PhD Seminar: Logging Statement Analysis and Automation in Software Systems with Data Mining and Machine Learning Techniques

Friday, May 21, 2021 2:00 pm - 2:00 pm EDT (GMT -04:00)

Candidate: Sina Gholamian

Title: Logging Statement Analysis and Automation in Software Systems with Data Mining and Machine Learning Techniques

Date: May 21, 2021

Time: 2:00 PM

Place: REMOTE ATTENDANCE

Supervisor(s): Ward, Paul

Abstract:

Log files are widely used to record runtime information of software systems, such as the timestamp of an event, the unique ID of the source of the log, and a part of the state of task execution. The rich information of logs enables system developers (and operators) to monitor the runtime behaviors of their systems and further track down system problems in production settings. With the ever-increasing scale and complexity of modern systems, the volume of logs is rapidly growing, e. g., at a rate of gigabytes of logs per minute. Therefore, the traditional way of log analysis that largely relies on manual inspection (e.g., searching for error/warning keywords or grep) has become an inefficient, labor-intensive, and error-prone task. To address this challenge, many efforts have recently tried to automate log analysis by use of data-mining techniques. However, the current logging process is mostly manual, and thus, proper placement and content of logging statements remain as challenges. To overcome these challenges, methods that aim to automate log placement and content prediction, i.e., ‘where and what to log’, are of high interest.

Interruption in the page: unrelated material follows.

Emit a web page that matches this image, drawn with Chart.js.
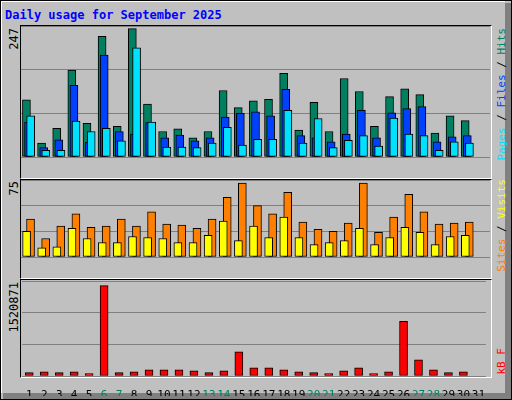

Thus, in this research, we focus on predicting the log statements, and for this purpose, we perform an experimental study on open-source Java projects. We introduce a log-aware code-clone detection method to predict the location and description of logging statements. Additionally, we incorporate natural language processing (NLP) deep learning methods to further enhance the performance of the log statements’ description prediction. We also analyze execution logs and extract natural language characteristics of logs to enable the application of natural language models for automated log file analysis. Finally, we propose an automated tool for analyzing log files and measure the information gain from logs for different log analysis tasks such as anomaly detection.